On the morning of January 28, 1986, a nation of viewers gave a collective gasp. Space Shuttle Challenger, the crown jewel of NASA’s ambitious shuttle program, had just exploded, leaving a telltale trail behind as it disintegrated into thin air. The disaster prompted an outpouring of national grief and raised serious questions about the safety of space flight.
But if it weren’t for a historical fluke, something else may have been lost that day—Big Bird.
A beloved character from Sesame Street may seem like an unlikely passenger on a space-bound mission, but the puppeteer inside the yellow feathered suit, Caroll Spinney, had actually been invited to join the Challenger mission.
“I once got a letter from NASA, asking if I would be willing to join a mission to orbit the Earth as Big Bird,” recalled Spinney in 2015, “to encourage kids to get interested in space.” In another interview, Spinney told the Chicago Sun-Times he was the first civilian asked to go up in the space shuttle.

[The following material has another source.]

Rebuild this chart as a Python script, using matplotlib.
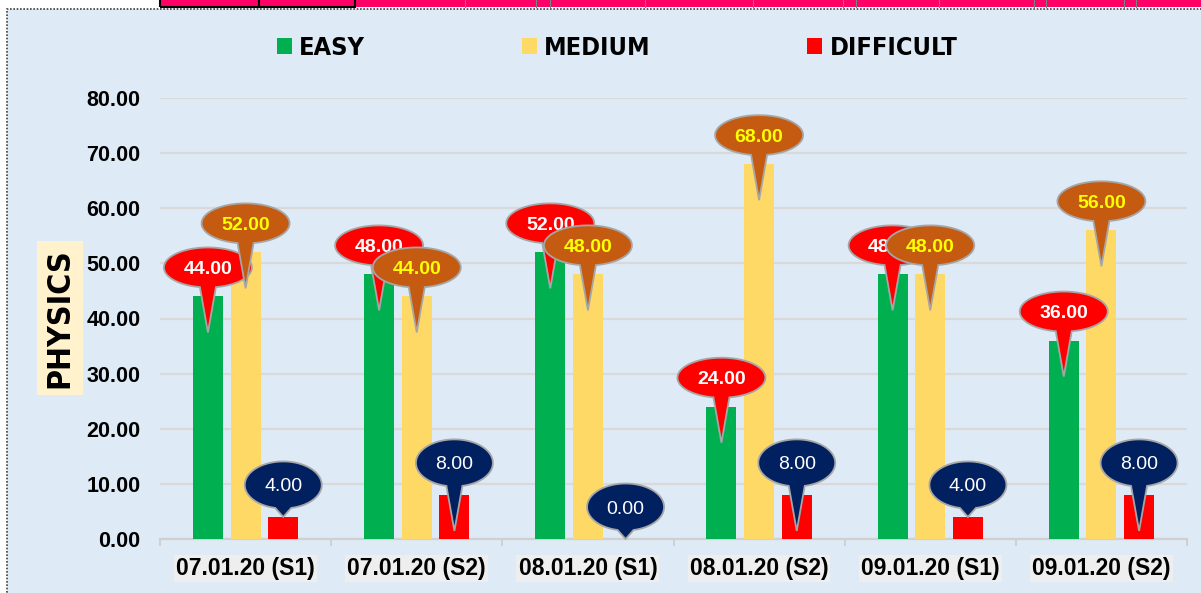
import matplotlib.pyplot as plt
import matplotlib.transforms as mtransforms
from matplotlib.path import Path
from matplotlib.patches import PathPatch, Rectangle, Patch
import numpy as np

categories = ["07.01.20 (S1)", "07.01.20 (S2)", "08.01.20 (S1)",
              "08.01.20 (S2)", "09.01.20 (S1)", "09.01.20 (S2)"]
easy = [44, 48, 52, 24, 48, 36]
medium = [52, 44, 48, 68, 48, 56]
difficult = [4, 8, 0, 8, 4, 8]

series_names = ["EASY", "MEDIUM", "DIFFICULT"]
bar_colors = ["#00B050", "#FFD966", "#FF0000"]
bubble_colors = ["#FF0000", "#C55A11", "#002060"]
bubble_text = ["white", "#FFFF00", "white"]

BG = "#DEEAF6"

fig = plt.figure(figsize=(12.01, 5.93), dpi=100)
fig.patch.set_facecolor("white")

# chart frame (dotted) and the pink strip above it
fig.patches.append(Rectangle((7 / 1201, -0.02), 1.05, (593 - 9) / 593 + 0.02,
                             transform=fig.transFigure, facecolor=BG,
                             edgecolor="#404040", linestyle=(0, (1, 1)), lw=1.2, zorder=-5))
fig.patches.append(Rectangle((160 / 1201, (593 - 7) / 593), 1.0, 0.05,
                             transform=fig.transFigure, facecolor="#FF0066",
                             edgecolor="none", zorder=-4))
fig.patches.append(Rectangle((160 / 1201, (593 - 7) / 593), (355 - 160) / 1201, 0.05,
                             transform=fig.transFigure, facecolor="none",
                             edgecolor="black", lw=1.5, zorder=-3))
fig.lines.append(plt.Line2D([259 / 1201] * 2, [(593 - 7) / 593, 1],
                            transform=fig.transFigure, color="black", lw=1.5, zorder=-3))
for xp in [465, 536, 550, 645, 753, 843, 856, 939, 1034, 1046, 1124, 1136]:
    fig.lines.append(plt.Line2D([xp / 1201] * 2, [(593 - 7) / 593, 1],
                                transform=fig.transFigure, color="#808080", lw=0.8, zorder=-3))

ax = fig.add_axes([160 / 1201, 1 - 539 / 593, (1187 - 160) / 1201, (539 - 98) / 593])
ax.set_facecolor("none")
ax.set_xlim(-0.5, len(categories) - 0.5)
ax.set_ylim(0, 80)

x = np.arange(len(categories))
width = 0.175
step = 0.22
all_series = [easy, medium, difficult]
for i, vals in enumerate(all_series):
    ax.bar(x + (i - 1) * step, vals, width, color=bar_colors[i], zorder=3)

ax.set_yticks(np.arange(0, 81, 10))
ax.set_yticklabels([f"{t:.2f}" for t in np.arange(0, 81, 10)])
ax.yaxis.grid(True, color="#D9D9D9", lw=1.6, zorder=0)
ax.set_axisbelow(True)
for s in ["left", "right", "top"]:
    ax.spines[s].set_visible(False)
ax.spines["bottom"].set_color("#D0D0D0")
ax.spines["bottom"].set_linewidth(1.6)
ax.tick_params(axis="y", length=0, pad=14, labelsize=15.5)
for lab in ax.get_yticklabels():
    lab.set_fontfamily("Liberation Sans")
    lab.set_fontweight("bold")

ax.set_xticks(x)
ax.set_xticklabels(categories)
ax.set_xticks(np.arange(-0.5, len(categories), 1), minor=True)
ax.tick_params(axis="x", which="major", length=0, pad=13, labelsize=16.5)
ax.tick_params(axis="x", which="minor", length=5, width=1.4, color="#D0D0D0")
for lab in ax.get_xticklabels():
    lab.set_fontfamily("Liberation Sans")
    lab.set_fontweight("bold")
    lab.set_bbox(dict(facecolor="#EEEEEE", edgecolor="none", pad=1.5))

# callouts: geometry in pixels relative to the bar top
px = mtransforms.Affine2D().scale(1 / fig.dpi) + fig.dpi_scale_trans


def callout(xc, v, face, tcolor, weight, a, b, cy, z):
    depth = 36 if v > 7 else 0
    trans = px + mtransforms.ScaledTranslation(xc, v, ax.transData)
    delta = np.arcsin(min(8.0 / a, 0.9))
    th = np.linspace(-np.pi / 2 + delta, 3 * np.pi / 2 - delta, 90)
    verts = list(zip(a * np.cos(th), cy + b * np.sin(th))) + [(0, -depth)]
    verts.append(verts[0])
    codes = [Path.MOVETO] + [Path.LINETO] * (len(verts) - 2) + [Path.CLOSEPOLY]
    patch = PathPatch(Path(verts, codes), transform=trans, facecolor=face,
                      edgecolor="#A6A6A6", lw=1.3, zorder=z, clip_on=False)
    ax.add_patch(patch)
    ax.annotate(f"{v:.2f}", xy=(xc, v), xytext=(0, cy * 0.72), textcoords="offset points",
                ha="center", va="center_baseline", color=tcolor, fontsize=14,
                fontweight=weight, family="Liberation Sans", zorder=z + 0.5,
                annotation_clip=False)


for i, vals in enumerate(all_series):
    for j, v in enumerate(vals):
        if i < 2:
            callout(x[j] + (i - 1) * step, v, bubble_colors[i], bubble_text[i],
                    "bold", 44, 20, 29, 5 + i)
        else:
            callout(x[j] + (i - 1) * step, v, bubble_colors[i], bubble_text[i],
                    "normal", 38.5, 23.5, 32, 5 + i)

handles = [Patch(facecolor=c, edgecolor="none") for c in bar_colors]
fig.legend(handles, series_names, loc="center", bbox_to_anchor=(617 / 1201, 0.919), ncol=3,
           frameon=False, handlelength=0.6, handleheight=0.6, handletextpad=0.28,
           columnspacing=6.2, prop=dict(family="DejaVu Sans", stretch="condensed",
                                        weight="bold", size=18.2))

fig.text(60 / 1201, 1 - 318 / 593, "PHYSICS", rotation=90, ha="center", va="center",
         fontsize=23, fontweight="bold", family="DejaVu Sans", fontstretch="condensed",
         bbox=dict(facecolor="#FFF2CC", edgecolor="none", pad=5))

fig.savefig("out.png", dpi=100)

The story may sound outlandish, but it was true. Taking civilians to space on the newly developed space shuttle, it was thought, was a chance to get the general public excited about space travel (and to justify NASA’s massive spending on the shuttle). In the early 1980s, NASA developed the Space Flight Participation Program to do just that.
The program was designed to launch ordinary civilians into space and included a proposal to send journalists, teachers, and celebrities along as well. Applicants included 42 network broadcasters, including major stars Walter Cronkite and Tom Brokaw.
Spinney never applied for the program, but NASA reached out to the creators of Sesame Street with a proposal to send him into space in the early 1980s. By then, his puppet was a worldwide celebrity. Spinney, who got into puppeteering when he was a child, had been part of Sesame Street since its inaugural season, performing both Big Bird and Oscar the Grouch.
Played by Spinney like a massive, joyful six-year-old, Big Bird became a stand-in for Sesame Street’s viewers, learning the alphabet and discovering the ins and outs of the world right along with them. In space, he presumably would have done the same thing, bringing a dose of wonder and awe to the zero-gravity environment of orbit.
It’s not clear what sank Big Bird’s chances at a civilian spaceflight. Spinney maintains it was the puppet’s 8-foot-2 stance—a size that would have taken up a significant amount of shuttle real estate. In 2015, NASA confirmed that initial conversations with Sesame Street had taken place, but that “the plan was never approved.”
The possible flight of Big Bird was not publicized at the time but surfaced when Spinney took part in I Am Big Bird, a documentary about his life and career.
Spinney didn’t go up on the Challenger, but another civilian did: Christa McAuliffe. The 37-year-old social studies teacher was selected to go to space as part of NASA’s newly minted Teacher in Space program, an offshoot of the Space Flight Participation Program. McAuliffe beat out 11,000 applicants after a rigorous selection process that included briefings and medical exams—precautions that Spinney never underwent.
What happened next was nothing short of tragic. Just 73 seconds after heading into space with a seven-member crew, the Challenger shuttle exploded in front of a national audience and a horrified NASA ground crew. Spinney was watching that day. “We all saw the ship blow apart,” he recalled. “We just stood there crying.”
Though NASA has partnered with Sesame Street for different promotions and even brought some memorabilia from the show onto a 2014 test flight, they never ended up inviting a character into space. Spinney died of natural causes on December 8, 2019, at the age of 85.